= Data provided =
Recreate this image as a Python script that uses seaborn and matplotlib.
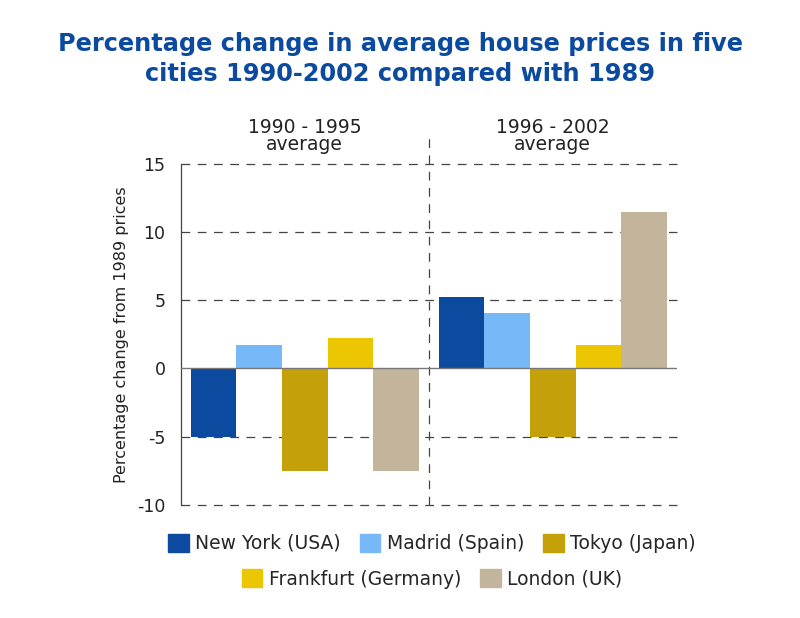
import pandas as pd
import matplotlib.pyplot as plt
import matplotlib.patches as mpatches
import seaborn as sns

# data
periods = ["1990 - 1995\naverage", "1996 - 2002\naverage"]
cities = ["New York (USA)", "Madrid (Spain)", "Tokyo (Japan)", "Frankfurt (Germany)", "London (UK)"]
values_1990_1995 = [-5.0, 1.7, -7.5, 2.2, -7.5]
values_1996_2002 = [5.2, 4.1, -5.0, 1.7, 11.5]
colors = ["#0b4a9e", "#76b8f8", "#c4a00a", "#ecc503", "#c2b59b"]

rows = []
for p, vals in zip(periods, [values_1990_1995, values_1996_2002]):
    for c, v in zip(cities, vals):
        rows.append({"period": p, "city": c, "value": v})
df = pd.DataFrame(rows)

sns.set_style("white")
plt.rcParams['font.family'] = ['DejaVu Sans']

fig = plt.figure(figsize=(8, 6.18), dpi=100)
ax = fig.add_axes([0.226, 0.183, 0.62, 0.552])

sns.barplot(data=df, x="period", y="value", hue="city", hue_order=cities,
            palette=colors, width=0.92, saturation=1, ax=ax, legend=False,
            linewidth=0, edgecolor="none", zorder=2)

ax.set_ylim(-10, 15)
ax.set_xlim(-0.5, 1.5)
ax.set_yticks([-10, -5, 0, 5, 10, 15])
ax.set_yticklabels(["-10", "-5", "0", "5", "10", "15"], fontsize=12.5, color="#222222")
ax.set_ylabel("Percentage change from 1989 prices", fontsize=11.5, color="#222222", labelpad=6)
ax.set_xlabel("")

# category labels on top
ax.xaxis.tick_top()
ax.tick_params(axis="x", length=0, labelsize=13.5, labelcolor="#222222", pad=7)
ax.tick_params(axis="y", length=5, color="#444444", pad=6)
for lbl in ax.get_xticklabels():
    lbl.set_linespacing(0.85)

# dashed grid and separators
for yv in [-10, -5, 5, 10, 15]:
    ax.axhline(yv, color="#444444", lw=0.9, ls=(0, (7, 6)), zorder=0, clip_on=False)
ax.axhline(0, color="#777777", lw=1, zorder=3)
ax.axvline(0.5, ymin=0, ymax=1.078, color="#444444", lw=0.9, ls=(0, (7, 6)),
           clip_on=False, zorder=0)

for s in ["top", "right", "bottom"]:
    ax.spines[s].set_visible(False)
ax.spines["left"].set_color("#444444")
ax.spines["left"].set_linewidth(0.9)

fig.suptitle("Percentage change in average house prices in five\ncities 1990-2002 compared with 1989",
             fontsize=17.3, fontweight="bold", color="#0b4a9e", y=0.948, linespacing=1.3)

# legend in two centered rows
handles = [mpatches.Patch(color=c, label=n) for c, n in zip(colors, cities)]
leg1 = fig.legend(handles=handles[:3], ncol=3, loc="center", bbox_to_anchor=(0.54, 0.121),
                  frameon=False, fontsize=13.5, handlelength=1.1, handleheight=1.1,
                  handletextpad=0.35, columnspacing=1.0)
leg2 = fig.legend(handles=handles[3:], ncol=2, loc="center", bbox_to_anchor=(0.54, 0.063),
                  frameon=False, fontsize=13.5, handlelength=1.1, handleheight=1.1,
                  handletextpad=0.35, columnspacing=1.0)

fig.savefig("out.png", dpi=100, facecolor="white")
...
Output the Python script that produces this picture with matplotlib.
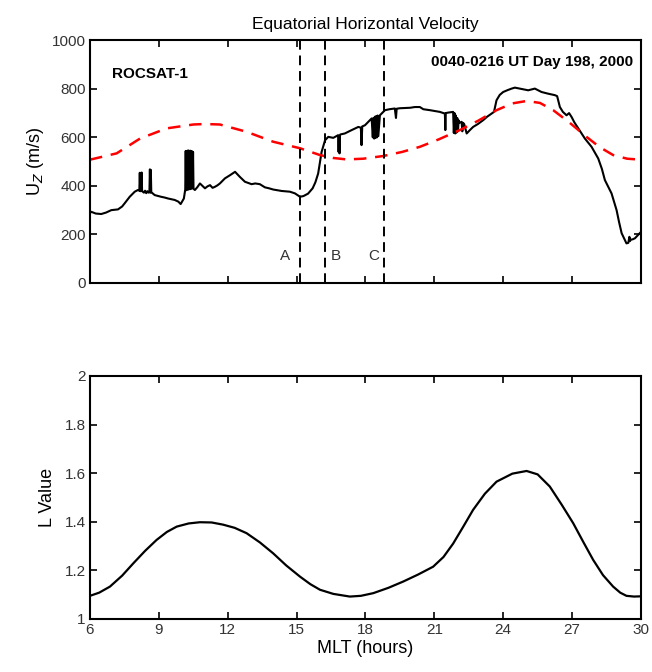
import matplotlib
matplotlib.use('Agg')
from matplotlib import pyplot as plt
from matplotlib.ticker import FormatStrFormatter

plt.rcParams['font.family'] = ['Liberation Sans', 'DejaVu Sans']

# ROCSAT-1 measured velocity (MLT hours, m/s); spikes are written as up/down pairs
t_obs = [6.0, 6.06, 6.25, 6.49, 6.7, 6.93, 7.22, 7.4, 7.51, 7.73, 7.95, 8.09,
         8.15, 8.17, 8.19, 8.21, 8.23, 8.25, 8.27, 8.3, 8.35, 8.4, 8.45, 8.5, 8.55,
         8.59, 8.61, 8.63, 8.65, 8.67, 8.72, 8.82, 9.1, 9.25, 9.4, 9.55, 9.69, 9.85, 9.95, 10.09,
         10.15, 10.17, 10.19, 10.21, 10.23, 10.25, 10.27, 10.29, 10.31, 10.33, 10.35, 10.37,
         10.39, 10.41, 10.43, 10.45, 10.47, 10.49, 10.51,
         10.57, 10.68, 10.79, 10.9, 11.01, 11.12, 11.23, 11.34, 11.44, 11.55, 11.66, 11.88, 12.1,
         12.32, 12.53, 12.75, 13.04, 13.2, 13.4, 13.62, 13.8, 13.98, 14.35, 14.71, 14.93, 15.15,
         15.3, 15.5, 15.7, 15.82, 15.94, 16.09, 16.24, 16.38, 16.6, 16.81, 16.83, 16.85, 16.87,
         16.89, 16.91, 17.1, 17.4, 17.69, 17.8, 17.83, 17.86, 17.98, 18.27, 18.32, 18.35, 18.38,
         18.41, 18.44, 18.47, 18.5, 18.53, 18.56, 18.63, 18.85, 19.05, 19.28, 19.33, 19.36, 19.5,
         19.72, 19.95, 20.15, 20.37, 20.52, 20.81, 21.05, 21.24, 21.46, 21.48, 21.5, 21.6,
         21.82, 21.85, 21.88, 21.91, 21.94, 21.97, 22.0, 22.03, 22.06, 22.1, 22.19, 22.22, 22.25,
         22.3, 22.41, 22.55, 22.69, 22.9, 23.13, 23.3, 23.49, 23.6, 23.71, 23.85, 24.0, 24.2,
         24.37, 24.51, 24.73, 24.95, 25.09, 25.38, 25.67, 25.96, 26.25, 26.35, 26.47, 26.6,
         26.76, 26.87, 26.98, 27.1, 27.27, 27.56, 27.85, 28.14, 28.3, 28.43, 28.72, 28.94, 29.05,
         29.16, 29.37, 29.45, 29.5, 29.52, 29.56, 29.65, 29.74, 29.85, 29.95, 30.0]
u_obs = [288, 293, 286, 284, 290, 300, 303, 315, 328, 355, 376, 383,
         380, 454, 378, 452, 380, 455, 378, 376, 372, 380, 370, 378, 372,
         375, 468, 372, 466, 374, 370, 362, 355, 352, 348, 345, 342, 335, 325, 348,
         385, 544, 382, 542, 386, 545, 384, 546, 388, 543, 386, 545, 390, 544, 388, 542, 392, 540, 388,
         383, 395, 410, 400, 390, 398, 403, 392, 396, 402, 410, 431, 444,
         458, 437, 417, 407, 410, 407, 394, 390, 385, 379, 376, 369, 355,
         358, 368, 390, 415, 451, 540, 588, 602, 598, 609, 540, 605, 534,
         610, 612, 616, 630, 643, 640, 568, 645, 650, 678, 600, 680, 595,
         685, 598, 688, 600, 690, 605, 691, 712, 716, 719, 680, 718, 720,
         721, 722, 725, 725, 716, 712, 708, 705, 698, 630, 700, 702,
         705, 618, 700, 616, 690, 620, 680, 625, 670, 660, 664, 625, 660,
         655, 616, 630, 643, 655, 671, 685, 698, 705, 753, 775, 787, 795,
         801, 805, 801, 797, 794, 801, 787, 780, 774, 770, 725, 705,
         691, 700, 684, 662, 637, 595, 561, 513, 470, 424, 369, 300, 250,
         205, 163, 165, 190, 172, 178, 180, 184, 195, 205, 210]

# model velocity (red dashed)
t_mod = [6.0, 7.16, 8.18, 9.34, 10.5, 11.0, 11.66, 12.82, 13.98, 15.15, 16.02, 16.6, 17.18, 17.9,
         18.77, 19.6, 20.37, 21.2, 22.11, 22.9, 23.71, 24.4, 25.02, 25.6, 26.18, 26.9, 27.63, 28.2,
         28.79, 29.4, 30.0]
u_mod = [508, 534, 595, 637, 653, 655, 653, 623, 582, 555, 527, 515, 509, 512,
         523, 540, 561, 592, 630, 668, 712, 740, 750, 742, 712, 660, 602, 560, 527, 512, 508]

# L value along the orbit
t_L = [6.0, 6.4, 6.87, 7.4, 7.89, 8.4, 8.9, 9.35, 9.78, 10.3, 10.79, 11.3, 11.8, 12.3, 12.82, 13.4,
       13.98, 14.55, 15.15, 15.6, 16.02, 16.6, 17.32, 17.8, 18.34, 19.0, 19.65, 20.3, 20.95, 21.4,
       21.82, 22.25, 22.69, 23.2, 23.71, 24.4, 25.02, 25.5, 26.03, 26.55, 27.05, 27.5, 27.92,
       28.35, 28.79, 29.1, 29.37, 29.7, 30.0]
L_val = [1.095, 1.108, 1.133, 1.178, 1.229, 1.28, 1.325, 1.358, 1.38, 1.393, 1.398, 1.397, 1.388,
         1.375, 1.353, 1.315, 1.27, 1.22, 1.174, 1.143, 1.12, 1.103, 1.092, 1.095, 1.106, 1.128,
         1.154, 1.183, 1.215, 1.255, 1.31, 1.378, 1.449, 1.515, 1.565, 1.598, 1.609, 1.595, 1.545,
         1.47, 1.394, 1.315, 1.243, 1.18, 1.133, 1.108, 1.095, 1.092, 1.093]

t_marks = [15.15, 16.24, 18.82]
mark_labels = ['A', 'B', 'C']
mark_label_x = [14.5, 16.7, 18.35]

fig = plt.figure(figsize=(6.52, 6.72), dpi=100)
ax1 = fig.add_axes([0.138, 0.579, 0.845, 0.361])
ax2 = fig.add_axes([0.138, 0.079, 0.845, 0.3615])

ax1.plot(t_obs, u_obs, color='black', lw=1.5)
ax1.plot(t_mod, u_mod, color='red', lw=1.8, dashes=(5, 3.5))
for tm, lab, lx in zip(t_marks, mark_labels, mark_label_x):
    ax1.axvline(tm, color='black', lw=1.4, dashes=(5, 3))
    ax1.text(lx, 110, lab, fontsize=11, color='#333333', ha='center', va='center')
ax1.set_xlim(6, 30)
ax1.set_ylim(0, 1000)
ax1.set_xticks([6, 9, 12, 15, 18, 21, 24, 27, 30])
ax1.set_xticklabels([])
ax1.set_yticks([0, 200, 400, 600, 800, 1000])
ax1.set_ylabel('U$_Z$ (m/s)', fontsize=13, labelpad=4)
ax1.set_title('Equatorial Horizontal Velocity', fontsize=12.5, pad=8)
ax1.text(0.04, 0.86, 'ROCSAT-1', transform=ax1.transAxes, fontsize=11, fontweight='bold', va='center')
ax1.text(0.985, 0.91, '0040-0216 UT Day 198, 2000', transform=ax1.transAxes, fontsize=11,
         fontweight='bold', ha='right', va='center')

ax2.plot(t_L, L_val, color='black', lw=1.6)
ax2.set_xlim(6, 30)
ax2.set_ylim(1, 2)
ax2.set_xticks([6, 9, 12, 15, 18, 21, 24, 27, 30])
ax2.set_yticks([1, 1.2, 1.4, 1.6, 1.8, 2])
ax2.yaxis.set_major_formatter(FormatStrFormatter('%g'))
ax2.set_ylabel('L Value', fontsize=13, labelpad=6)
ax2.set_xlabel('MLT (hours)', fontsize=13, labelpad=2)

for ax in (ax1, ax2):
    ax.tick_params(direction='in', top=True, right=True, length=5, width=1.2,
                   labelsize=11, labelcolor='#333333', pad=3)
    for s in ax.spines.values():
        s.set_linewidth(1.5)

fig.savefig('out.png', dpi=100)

= Work to do =
Nothing but the lines from the one containing "Output the Python" through the one containing "plt.rcParams['font.family'] = ['Liberation" should be written out, exactly and with both ends. Pictures are left out.

= Written reply =
Output the Python script that produces this picture with matplotlib.
import matplotlib
matplotlib.use('Agg')
from matplotlib import pyplot as plt
from matplotlib.ticker import FormatStrFormatter

plt.rcParams['font.family'] = ['Liberation Sans', 'DejaVu Sans']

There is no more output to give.